Given data ::

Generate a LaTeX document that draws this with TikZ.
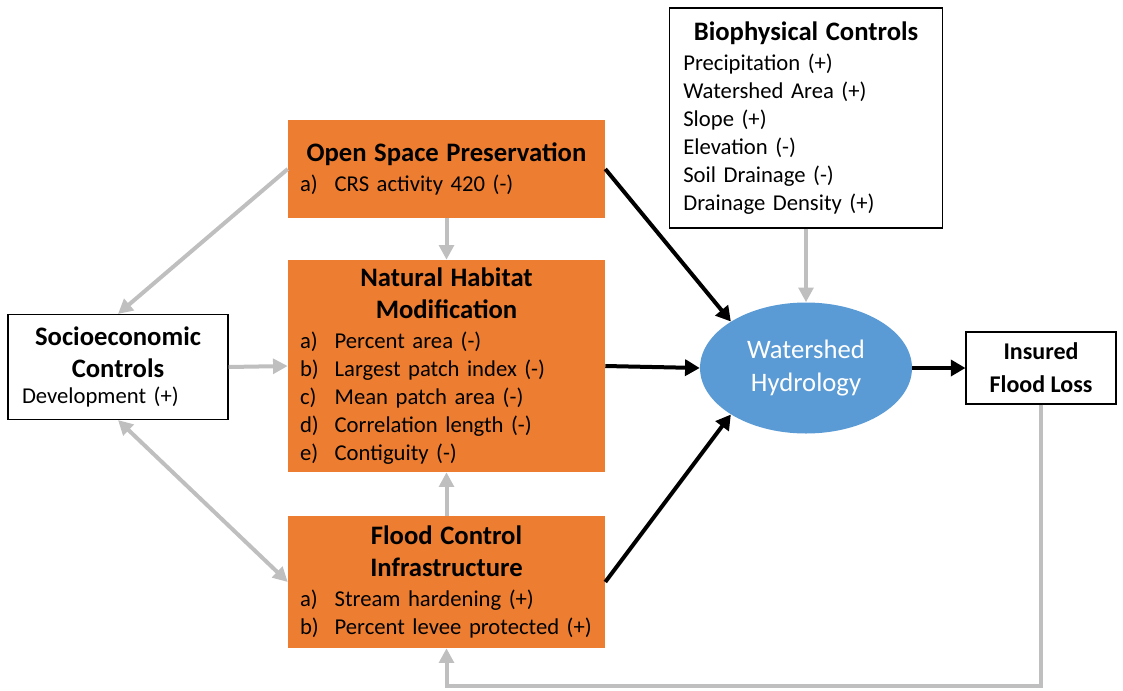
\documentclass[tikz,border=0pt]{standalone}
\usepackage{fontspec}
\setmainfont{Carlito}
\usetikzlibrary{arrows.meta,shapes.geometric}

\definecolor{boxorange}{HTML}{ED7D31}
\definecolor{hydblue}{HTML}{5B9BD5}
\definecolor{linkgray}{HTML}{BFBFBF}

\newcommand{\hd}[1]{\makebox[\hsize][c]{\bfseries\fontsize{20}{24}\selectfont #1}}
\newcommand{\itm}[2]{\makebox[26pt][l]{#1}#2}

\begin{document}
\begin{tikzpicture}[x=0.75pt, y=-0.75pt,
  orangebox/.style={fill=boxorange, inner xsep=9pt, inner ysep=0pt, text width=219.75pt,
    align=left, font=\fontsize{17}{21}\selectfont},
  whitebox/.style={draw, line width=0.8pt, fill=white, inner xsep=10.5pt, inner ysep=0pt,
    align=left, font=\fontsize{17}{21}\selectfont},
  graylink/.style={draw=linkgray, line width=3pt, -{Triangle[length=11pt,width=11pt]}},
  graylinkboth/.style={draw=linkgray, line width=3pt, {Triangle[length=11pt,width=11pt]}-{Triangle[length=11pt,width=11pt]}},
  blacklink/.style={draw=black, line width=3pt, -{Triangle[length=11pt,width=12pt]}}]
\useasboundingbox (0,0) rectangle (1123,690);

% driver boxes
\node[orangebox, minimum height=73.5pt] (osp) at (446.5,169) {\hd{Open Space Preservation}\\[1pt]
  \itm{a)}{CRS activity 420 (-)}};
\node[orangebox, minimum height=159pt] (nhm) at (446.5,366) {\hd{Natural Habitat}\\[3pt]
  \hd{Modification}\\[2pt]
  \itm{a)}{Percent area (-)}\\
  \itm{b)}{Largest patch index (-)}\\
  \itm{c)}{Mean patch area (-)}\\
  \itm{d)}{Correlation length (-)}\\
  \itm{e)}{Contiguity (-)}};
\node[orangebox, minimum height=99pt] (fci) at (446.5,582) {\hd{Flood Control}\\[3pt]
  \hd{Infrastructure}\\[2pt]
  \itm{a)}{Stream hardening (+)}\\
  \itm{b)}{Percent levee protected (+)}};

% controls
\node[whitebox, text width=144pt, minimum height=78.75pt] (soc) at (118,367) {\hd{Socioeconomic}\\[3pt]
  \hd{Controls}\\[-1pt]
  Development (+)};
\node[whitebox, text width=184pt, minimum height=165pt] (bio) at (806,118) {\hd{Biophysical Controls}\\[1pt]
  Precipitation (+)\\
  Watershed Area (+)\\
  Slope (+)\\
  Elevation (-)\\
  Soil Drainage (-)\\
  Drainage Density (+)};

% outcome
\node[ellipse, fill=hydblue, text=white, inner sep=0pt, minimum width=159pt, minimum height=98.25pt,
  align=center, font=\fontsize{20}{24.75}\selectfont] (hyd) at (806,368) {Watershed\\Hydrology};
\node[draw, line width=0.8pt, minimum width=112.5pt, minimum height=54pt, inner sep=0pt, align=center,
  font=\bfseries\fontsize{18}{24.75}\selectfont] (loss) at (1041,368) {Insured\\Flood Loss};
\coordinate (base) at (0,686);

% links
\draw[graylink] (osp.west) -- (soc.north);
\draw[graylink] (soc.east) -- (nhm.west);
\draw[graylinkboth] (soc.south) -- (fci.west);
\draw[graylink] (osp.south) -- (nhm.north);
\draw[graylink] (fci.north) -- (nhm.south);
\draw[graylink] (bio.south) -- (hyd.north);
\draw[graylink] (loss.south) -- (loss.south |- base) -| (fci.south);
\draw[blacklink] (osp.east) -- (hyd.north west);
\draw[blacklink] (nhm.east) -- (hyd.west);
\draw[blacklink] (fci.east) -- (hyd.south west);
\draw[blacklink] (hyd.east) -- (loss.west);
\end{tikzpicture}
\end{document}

What you have to do :: Using the material above, set down every line exactly, but skip the pictures.

Solution to the exercise ::
Generate a LaTeX document that draws this with TikZ.
\documentclass[tikz,border=0pt]{standalone}
\usepackage{fontspec}
\setmainfont{Carlito}
\usetikzlibrary{arrows.meta,shapes.geometric}

\definecolor{boxorange}{HTML}{ED7D31}
\definecolor{hydblue}{HTML}{5B9BD5}
\definecolor{linkgray}{HTML}{BFBFBF}

\newcommand{\hd}[1]{\makebox[\hsize][c]{\bfseries\fontsize{20}{24}\selectfont #1}}
\newcommand{\itm}[2]{\makebox[26pt][l]{#1}#2}

\begin{document}
\begin{tikzpicture}[x=0.75pt, y=-0.75pt,
  orangebox/.style={fill=boxorange, inner xsep=9pt, inner ysep=0pt, text width=219.75pt,
    align=left, font=\fontsize{17}{21}\selectfont},
  whitebox/.style={draw, line width=0.8pt, fill=white, inner xsep=10.5pt, inner ysep=0pt,
    align=left, font=\fontsize{17}{21}\selectfont},
  graylink/.style={draw=linkgray, line width=3pt, -{Triangle[length=11pt,width=11pt]}},
  graylinkboth/.style={draw=linkgray, line width=3pt, {Triangle[length=11pt,width=11pt]}-{Triangle[length=11pt,width=11pt]}},
  blacklink/.style={draw=black, line width=3pt, -{Triangle[length=11pt,width=12pt]}}]
\useasboundingbox (0,0) rectangle (1123,690);

% driver boxes
\node[orangebox, minimum height=73.5pt] (osp) at (446.5,169) {\hd{Open Space Preservation}\\[1pt]
  \itm{a)}{CRS activity 420 (-)}};
\node[orangebox, minimum height=159pt] (nhm) at (446.5,366) {\hd{Natural Habitat}\\[3pt]
  \hd{Modification}\\[2pt]
  \itm{a)}{Percent area (-)}\\
  \itm{b)}{Largest patch index (-)}\\
  \itm{c)}{Mean patch area (-)}\\
  \itm{d)}{Correlation length (-)}\\
  \itm{e)}{Contiguity (-)}};
\node[orangebox, minimum height=99pt] (fci) at (446.5,582) {\hd{Flood Control}\\[3pt]
  \hd{Infrastructure}\\[2pt]
  \itm{a)}{Stream hardening (+)}\\
  \itm{b)}{Percent levee protected (+)}};

% controls
\node[whitebox, text width=144pt, minimum height=78.75pt] (soc) at (118,367) {\hd{Socioeconomic}\\[3pt]
  \hd{Controls}\\[-1pt]
  Development (+)};
\node[whitebox, text width=184pt, minimum height=165pt] (bio) at (806,118) {\hd{Biophysical Controls}\\[1pt]
  Precipitation (+)\\
  Watershed Area (+)\\
  Slope (+)\\
  Elevation (-)\\
  Soil Drainage (-)\\
  Drainage Density (+)};

% outcome
\node[ellipse, fill=hydblue, text=white, inner sep=0pt, minimum width=159pt, minimum height=98.25pt,
  align=center, font=\fontsize{20}{24.75}\selectfont] (hyd) at (806,368) {Watershed\\Hydrology};
\node[draw, line width=0.8pt, minimum width=112.5pt, minimum height=54pt, inner sep=0pt, align=center,
  font=\bfseries\fontsize{18}{24.75}\selectfont] (loss) at (1041,368) {Insured\\Flood Loss};
\coordinate (base) at (0,686);

% links
\draw[graylink] (osp.west) -- (soc.north);
\draw[graylink] (soc.east) -- (nhm.west);
\draw[graylinkboth] (soc.south) -- (fci.west);
\draw[graylink] (osp.south) -- (nhm.north);
\draw[graylink] (fci.north) -- (nhm.south);
\draw[graylink] (bio.south) -- (hyd.north);
\draw[graylink] (loss.south) -- (loss.south |- base) -| (fci.south);
\draw[blacklink] (osp.east) -- (hyd.north west);
\draw[blacklink] (nhm.east) -- (hyd.west);
\draw[blacklink] (fci.east) -- (hyd.south west);
\draw[blacklink] (hyd.east) -- (loss.west);
\end{tikzpicture}
\end{document}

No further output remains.